Qualitative Vs. Quantitative Data
Surveys and audience feedback give you qualitative data, not quantitative. This means they tell you about people’s opinions and feelings, not hard numbers. While this information is valuable, it has some drawbacks.
Qualitative data can be harder to measure and compare than numbers. People’s opinions can be influenced by many things, like their mood or recent experiences. This can make the feedback less reliable than data from things like A/B tests or sales figures.
Also, the people who respond to surveys might not represent all your customers. Often, it’s the people who really liked or disliked your copy who take the time to give feedback. This can skew your results.
That’s why it’s important to use feedback along with other ways of measuring your copywriter’s work. Look at things like how many people buy after reading the copy, or how it performs in A/B tests. This mix of qualitative and quantitative data gives you a more complete picture of how well your copywriter is doing.

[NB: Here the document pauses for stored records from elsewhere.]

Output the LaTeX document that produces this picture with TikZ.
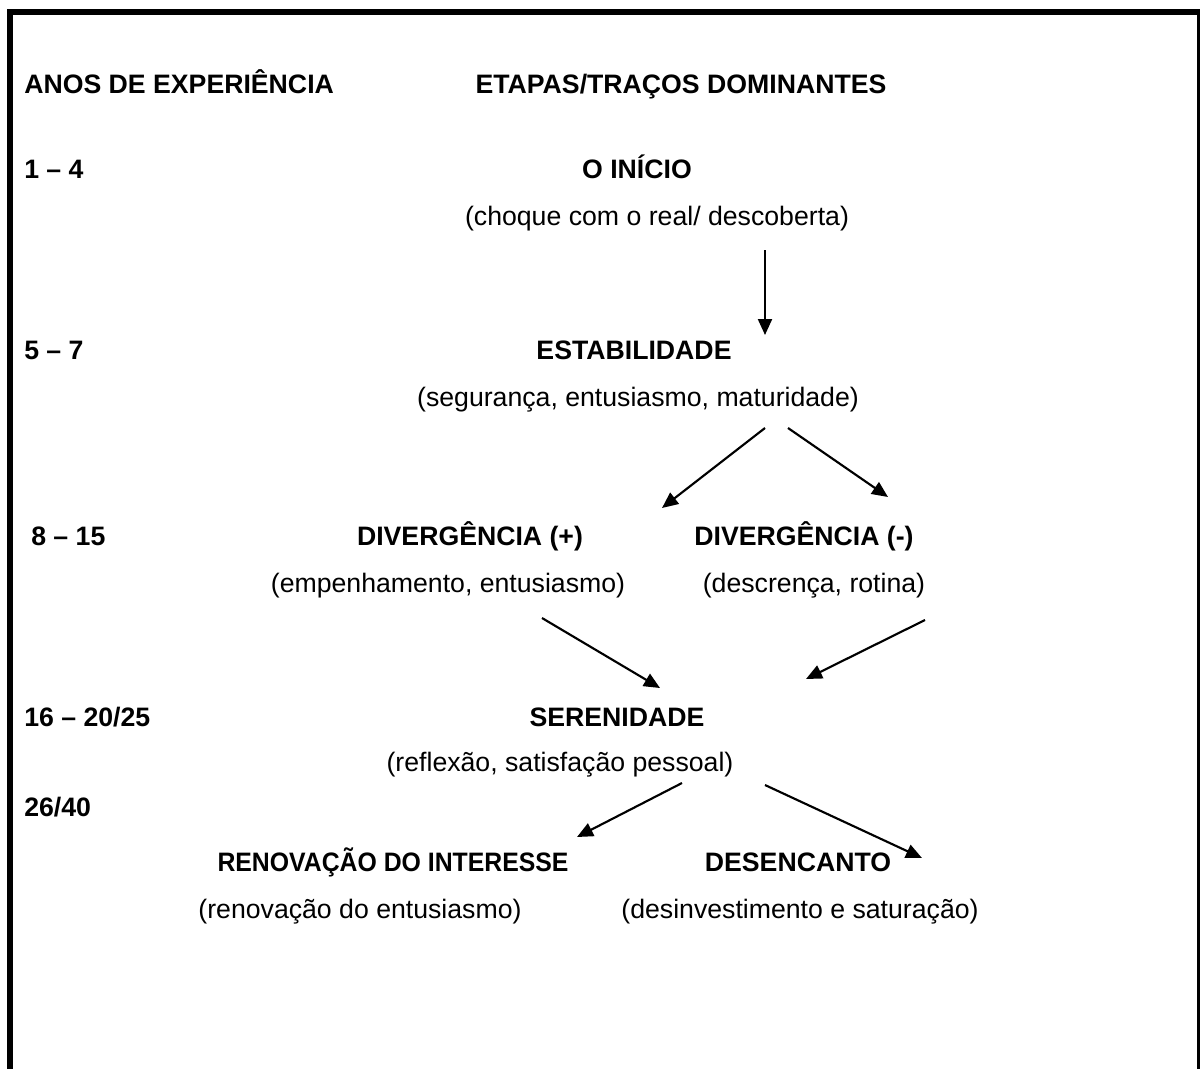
\documentclass[tikz,border=0pt]{standalone}
\usepackage{fontspec}
\setmainfont{Liberation Sans}
\usetikzlibrary{arrows.meta}
\tikzset{
  lbl/.style={inner sep=0pt, anchor=base, font=\fontsize{20}{24}\selectfont},
  ttl/.style={lbl, font=\fontsize{20}{24}\selectfont\bfseries},
  yrs/.style={ttl, anchor=base west},
  arr/.style={line width=1.6pt, -{Triangle[length=12pt,width=10.5pt]}},
  frame/.style={line width=4.5pt}
}
\begin{document}
\begin{tikzpicture}[x=0.75pt,y=-0.75pt]
\useasboundingbox (0,0) rectangle (1200,1068);
\draw[frame] (10,1070) -- (10,12) -- (1199.5,12) -- (1199.5,1070);
% header
\node[yrs] (hanos) at (24,93) {ANOS DE EXPERIÊNCIA};
\node[ttl] (hetap) at (681,93) {ETAPAS/TRAÇOS DOMINANTES};
% years
\node[yrs] (y1) at (24,178) {1 – 4};
\node[yrs] (y2) at (24,359) {5 – 7};
\node[yrs] (y3) at (31,545) {8 – 15};
\node[yrs] (y4) at (24,726) {16 – 20/25};
\node[yrs] (y5) at (24,816) {26/40};
% stages
\node[ttl] (init) at (637,178) {O INÍCIO};
\node[lbl] (inip) at (657,225) {(choque com o real/ descoberta)};
\node[ttl] (estt) at (634,359) {ESTABILIDADE};
\node[lbl] (estp) at (638,406) {(segurança, entusiasmo, maturidade)};
\node[ttl] (divpt) at (470,545) {DIVERGÊNCIA (+)};
\node[lbl] (divpp) at (448,592) {(empenhamento, entusiasmo)};
\node[ttl] (divmt) at (804,545) {DIVERGÊNCIA (-)};
\node[lbl] (divmp) at (814,592) {(descrença, rotina)};
\node[ttl] (sert) at (617,726) {SERENIDADE};
\node[lbl] (serp) at (560,771) {(reflexão, satisfação pessoal)};
\node[ttl] (rent) at (393,871) {\scalebox{0.93}[1]{RENOVAÇÃO DO INTERESSE}};
\node[lbl] (renp) at (360,918) {(renovação do entusiasmo)};
\node[ttl] (dest) at (798,871) {DESENCANTO};
\node[lbl] (desp) at (800,918) {(desinvestimento e saturação)};
% arrows
\draw[arr] ([shift={(108,25)}]inip.base) -- ([shift={(131,-24)}]estt.base);
\draw[arr] ([shift={(127,22)}]estp.base) -- ([shift={(192,-37)}]divpt.base);
\draw[arr] ([shift={(150,22)}]estp.base) -- ([shift={(84,-48)}]divmt.base);
\draw[arr] ([shift={(94,26)}]divpp.base) -- ([shift={(43,-38)}]sert.base);
\draw[arr] ([shift={(111,28)}]divmp.base) -- ([shift={(189,-47)}]sert.base);
\draw[arr] ([shift={(122,12)}]serp.base) -- ([shift={(184,-34)}]rent.base);
\draw[arr] ([shift={(205,14)}]serp.base) -- ([shift={(124,-13)}]dest.base);
\end{tikzpicture}
\end{document}
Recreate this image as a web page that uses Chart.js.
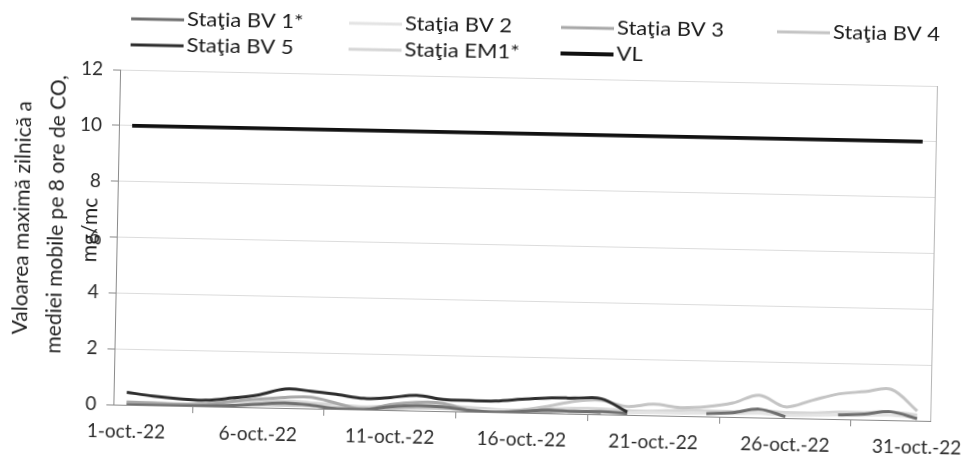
<!DOCTYPE html>
<html><head><meta charset="utf-8">
<script src="https://cdn.jsdelivr.net/npm/chart.js@4.4.0/dist/chart.umd.min.js"></script>
<style>
html,body{margin:0;padding:0;background:#fff;overflow:hidden;width:974px;height:455px;}
#wrap{position:relative;width:974px;height:455px;transform:rotate(1.15deg);transform-origin:50% 50%;}
canvas{display:block;}
</style></head><body>
<div id="wrap"><canvas id="c" width="974" height="455"></canvas></div>
<script>
// ---- data ----
const categories = ["1-oct.-22","2-oct.-22","3-oct.-22","4-oct.-22","5-oct.-22","6-oct.-22","7-oct.-22","8-oct.-22","9-oct.-22","10-oct.-22",
  "11-oct.-22","12-oct.-22","13-oct.-22","14-oct.-22","15-oct.-22","16-oct.-22","17-oct.-22","18-oct.-22","19-oct.-22","20-oct.-22",
  "21-oct.-22","22-oct.-22","23-oct.-22","24-oct.-22","25-oct.-22","26-oct.-22","27-oct.-22","28-oct.-22","29-oct.-22","30-oct.-22","31-oct.-22"];
const yTicks = [0, 2, 4, 6, 8, 10, 12];
const seriesNames = ["Staţia BV 1*", "Staţia BV 2", "Staţia BV 3", "Staţia BV 4", "Staţia BV 5", "Staţia EM1*", "VL"];
const bv1 = [0.0,0.0,0.0,0.02,0.05,0.12,0.18,0.12,0.0,0.0,0.12,0.18,0.15,0.05,0.0,0.05,0.12,0.08,0.1,0.05,null,null,0.1,0.15,0.3,0.05,null,0.15,0.2,0.3,0.07];
const bv2 = [0.05,0.05,0.05,0.05,0.08,0.1,0.12,0.1,0.08,0.05,0.08,0.1,0.1,0.08,0.05,0.05,0.08,0.1,0.1,0.08,0.1,0.1,0.12,0.12,0.15,0.1,0.12,0.15,0.15,0.18,0.1];
const bv3 = [0.1,0.08,0.05,0.08,0.2,0.3,0.38,0.4,0.2,0.0,0.2,0.3,0.28,0.05,0.0,0.0,0.05,0.1,0.05,null,null,null,null,null,null,null,null,null,null,null,null];
const bv4 = [0.05,0.05,0.05,0.05,0.05,0.1,0.1,0.1,0.05,0.05,0.05,0.1,0.1,0.05,0.0,0.1,0.25,0.45,0.5,0.3,0.4,0.3,0.35,0.5,0.8,0.4,0.65,0.9,1.0,1.1,0.35];
const bv5 = [0.45,0.33,0.25,0.22,0.32,0.45,0.68,0.62,0.52,0.4,0.45,0.55,0.42,0.4,0.4,0.48,0.55,0.56,0.56,0.1,null,null,null,null,null,null,null,null,null,null,null];
const em1 = [0.1,0.1,0.08,0.1,0.15,0.2,0.25,0.2,0.15,0.1,0.15,0.2,0.2,0.15,0.1,0.1,0.15,0.2,0.2,0.15,0.15,0.2,0.2,0.2,0.25,0.2,0.2,0.25,0.25,0.3,0.2];
const vl = [10,10,10,10,10,10,10,10,10,10,10,10,10,10,10,10,10,10,10,10,10,10,10,10,10,10,10,10,10,10,10];

// ---- styles ----
const seriesValues = [bv1, bv2, bv3, bv4, bv5, em1, vl];
const seriesColors = ["#6f6f6f", "#e4e4e4", "#a8a8a8", "#c4c4c4", "#2e2e2e", "#d6d6d6", "#111111"];
const seriesWidths = [3, 3, 3, 3, 3, 3, 3.8];
const legendSlots = [[0,0],[1,0],[2,0],[3,0],[0,1],[1,1],[2,1]];
const legendColX = [127, 345, 557, 773];
const legendRowY = [26, 52];
const FONT = "Lato, 'Open Sans', sans-serif";

const datasets = seriesNames.map((n, i) => ({
  label: n,
  data: seriesValues[i],
  borderColor: seriesColors[i],
  backgroundColor: seriesColors[i],
  borderWidth: seriesWidths[i],
  pointRadius: 0,
  tension: 0.35,
  spanGaps: false,
  fill: false
}));
datasets.forEach((d, i) => { d.order = [3,6,4,5,2,7,1][i]; });

const decor = {
  id: 'decor',
  beforeDatasetsDraw(chart) {
    const {ctx, chartArea: a} = chart;
    ctx.save();
    ctx.strokeStyle = '#b5b5b5';
    ctx.lineWidth = 1;
    ctx.beginPath();
    ctx.moveTo(a.right + 0.5, a.top);
    ctx.lineTo(a.right + 0.5, a.bottom);
    ctx.stroke();
    ctx.restore();
  },
  afterDraw(chart) {
    const {ctx} = chart;
    ctx.save();
    // legend
    ctx.font = "20px " + FONT;
    ctx.textBaseline = 'middle';
    ctx.textAlign = 'left';
    chart.data.datasets.forEach((d, i) => {
      const [c, r] = legendSlots[i];
      const x = legendColX[c], y = legendRowY[r];
      ctx.strokeStyle = d.borderColor;
      ctx.lineWidth = d.borderWidth;
      ctx.beginPath();
      ctx.moveTo(x, y);
      ctx.lineTo(x + 53, y);
      ctx.stroke();
      ctx.fillStyle = '#1a1a1a';
      ctx.save();
      ctx.translate(x + 56, y);
      ctx.scale(1.1, 1);
      ctx.fillText(d.label, 0, 0);
      ctx.restore();
    });
    // y-axis title
    ctx.fillStyle = '#1f1f1f';
    ctx.font = "21px " + FONT;
    ctx.textAlign = 'center';
    const lines = [["Valoarea maximă zilnică a", 22, 227], ["mediei mobile pe 8 ore de CO,", 56, 223], ["mg/mc", 90, 238]];
    lines.forEach(([t, x, y]) => {
      ctx.save();
      ctx.translate(x, y);
      ctx.rotate(-Math.PI / 2);
      ctx.fillText(t, 0, 0);
      ctx.restore();
    });
    ctx.restore();
  }
};

new Chart(document.getElementById('c'), {
  type: 'line',
  data: { labels: categories, datasets },
  options: {
    responsive: false,
    animation: false,
    devicePixelRatio: 1,
    layout: { padding: { top: 77, right: 30, bottom: 0, left: 0 } },
    plugins: { legend: { display: false }, tooltip: { enabled: false } },
    scales: {
      x: {
        offset: true,
        afterFit(s) { s.height = 43; },
        grid: { offset: true, drawOnChartArea: false, drawTicks: true, tickLength: 7, color: '#8a8a8a' },
        border: { display: true, color: '#8a8a8a', width: 1 },
        ticks: {
          autoSkip: false, maxRotation: 0, minRotation: 0, padding: 8,
          color: '#2a2a2a', font: { family: FONT, size: 19 },
          callback(v, i) { return i % 5 === 0 ? categories[i] : null; }
        }
      },
      y: {
        min: yTicks[0], max: yTicks[yTicks.length - 1],
        afterFit(s) { s.width = 117; },
        afterBuildTicks(s) { s.ticks = yTicks.map(v => ({ value: v })); },
        grid: { color: '#dcdcdc', tickColor: '#8a8a8a', tickLength: 7, lineWidth: 1 },
        border: { display: true, color: '#8a8a8a', width: 1 },
        ticks: { padding: 10, color: '#2a2a2a', font: { family: FONT, size: 19 } }
      }
    }
  },
  plugins: [decor]
});
</script>
</body></html>
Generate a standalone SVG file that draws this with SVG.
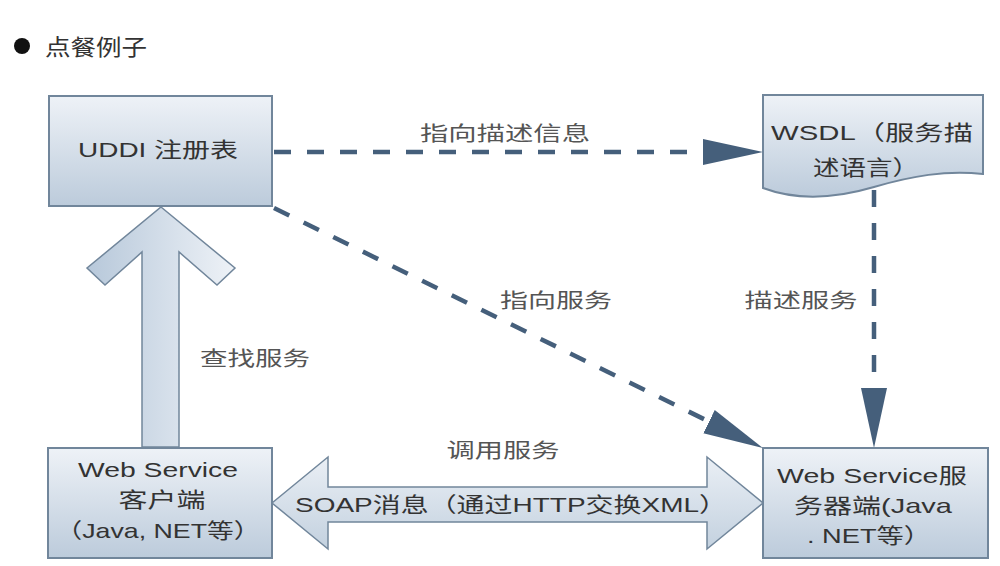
<svg xmlns="http://www.w3.org/2000/svg" width="1000" height="566" viewBox="0 0 1000 566">
  <defs>
    <linearGradient id="boxGrad" x1="0" y1="0" x2="0" y2="1">
      <stop offset="0" stop-color="#eef2f7"/>
      <stop offset="1" stop-color="#bccbdb"/>
    </linearGradient>
    <linearGradient id="upGrad" x1="0" y1="0" x2="1" y2="0">
      <stop offset="0" stop-color="#b7c8da"/>
      <stop offset="1" stop-color="#eef2f7"/>
    </linearGradient>
    <linearGradient id="soapGrad" x1="0" y1="0" x2="0" y2="1">
      <stop offset="0" stop-color="#eaeff5"/>
      <stop offset="1" stop-color="#c3d1df"/>
    </linearGradient>
    <marker id="head" markerUnits="userSpaceOnUse" markerWidth="60" markerHeight="28" refX="10" refY="14" orient="auto">
      <path d="M0,1 L60,14 L0,27 z" fill="#455f7b"/>
    </marker>
    <style>
      .box { fill: url(#boxGrad); stroke: #71869b; stroke-width: 2; }
      .dash { fill: none; stroke: #455f7b; stroke-width: 4.5; stroke-dasharray: 17 16; marker-end: url(#head); }
      .node { font-family: "Liberation Sans", "Noto Sans CJK SC", sans-serif; font-size: 21px; fill: #333; text-anchor: middle; }
      .lbl { font-family: "Noto Sans CJK SC", sans-serif; font-size: 20px; fill: #555; text-anchor: middle; }
      .big { fill: url(#upGrad); stroke: #71869b; stroke-width: 1.5; }
    </style>
  </defs>
  <rect width="1000" height="566" fill="#ffffff"/>

  <g id="title">
    <circle cx="22" cy="46" r="8" fill="#111"/>
    <text x="45" y="55" font-family="Noto Sans CJK SC, sans-serif" font-size="22" fill="#333" textLength="102" lengthAdjust="spacingAndGlyphs">点餐例子</text>
  </g>

  <g id="connectors">
    <polygon id="find-arrow" class="big" points="161,207 235,268 217,285 179,252 179,447 142,447 142,252 105,285 87,268"/>
    <polygon id="soap-arrow" points="272,503 328,457 328,487 707,487 707,457 763,503 707,549 707,522 328,522 328,549" fill="url(#soapGrad)" stroke="#71869b" stroke-width="1.5"/>
    <line class="dash" x1="274" y1="152" x2="713" y2="152"/>
    <line class="dash" x1="274" y1="208" x2="718" y2="426"/>
    <line class="dash" x1="874" y1="190" x2="874" y2="398"/>
    <text class="lbl" x="505" y="141" textLength="170" lengthAdjust="spacingAndGlyphs">指向描述信息</text>
    <text class="lbl" x="556" y="308" textLength="112" lengthAdjust="spacingAndGlyphs">指向服务</text>
    <text class="lbl" x="801" y="308" textLength="113" lengthAdjust="spacingAndGlyphs">描述服务</text>
    <text class="lbl" x="255" y="366" textLength="110" lengthAdjust="spacingAndGlyphs">查找服务</text>
    <text class="lbl" x="503" y="458" textLength="113" lengthAdjust="spacingAndGlyphs">调用服务</text>
    <text class="node" x="511" y="512" textLength="432" lengthAdjust="spacingAndGlyphs">SOAP消息（通过HTTP交换XML）</text>
  </g>

  <g id="uddi">
    <rect class="box" x="49" y="96" width="223" height="110"/>
    <text class="node" x="158" y="157" textLength="160" lengthAdjust="spacingAndGlyphs">UDDI 注册表</text>
  </g>

  <g id="wsdl">
    <path class="box" d="M763,95 H983 V174 C 945,170 912,176 874,187 C 830,200 795,200 763,188 Z"/>
    <text class="node" x="872" y="140" textLength="202" lengthAdjust="spacingAndGlyphs">WSDL（服务描</text>
    <text class="node" x="866" y="175" textLength="106" lengthAdjust="spacingAndGlyphs">述语言）</text>
  </g>

  <g id="client">
    <rect class="box" x="48" y="448" width="224" height="110"/>
    <text class="node" x="158" y="477" textLength="160" lengthAdjust="spacingAndGlyphs">Web Service</text>
    <text class="node" x="162" y="507" textLength="87" lengthAdjust="spacingAndGlyphs">客户端</text>
    <text class="node" x="158" y="538" textLength="205" lengthAdjust="spacingAndGlyphs">（Java, NET等）</text>
  </g>

  <g id="server">
    <rect class="box" x="763" y="448" width="225" height="110"/>
    <text class="node" x="872" y="483" textLength="190" lengthAdjust="spacingAndGlyphs">Web Service服</text>
    <text class="node" x="873" y="513" textLength="158" lengthAdjust="spacingAndGlyphs">务器端(Java</text>
    <text class="node" x="869" y="543" textLength="124" lengthAdjust="spacingAndGlyphs">. NET等）</text>
  </g>
</svg>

Strengths and Weaknesses of Different Metrics
Each metric has its strengths and limitations. Conversion rates can show immediate impact but might miss long-term effects. A/B testing gives direct comparisons but can sometimes oversimplify complex messages. Audience feedback provides rich insights but can be subjective and unrepresentative. SEO performance shows visibility but not necessarily engagement or persuasion.
If all these metrics have their pitfalls, what should you do?
Take a Holistic Approach
The most effective way to measure copywriting success is to use a combination of metrics. Look at quantitative data like conversion rates and A/B test results alongside qualitative feedback from your audience. Take both short-term impacts and long-term trends into account.
Copywriting is both an art and a science. While we can and should measure its impact, we also need to acknowledge the intangible effects that might not show up in our metrics.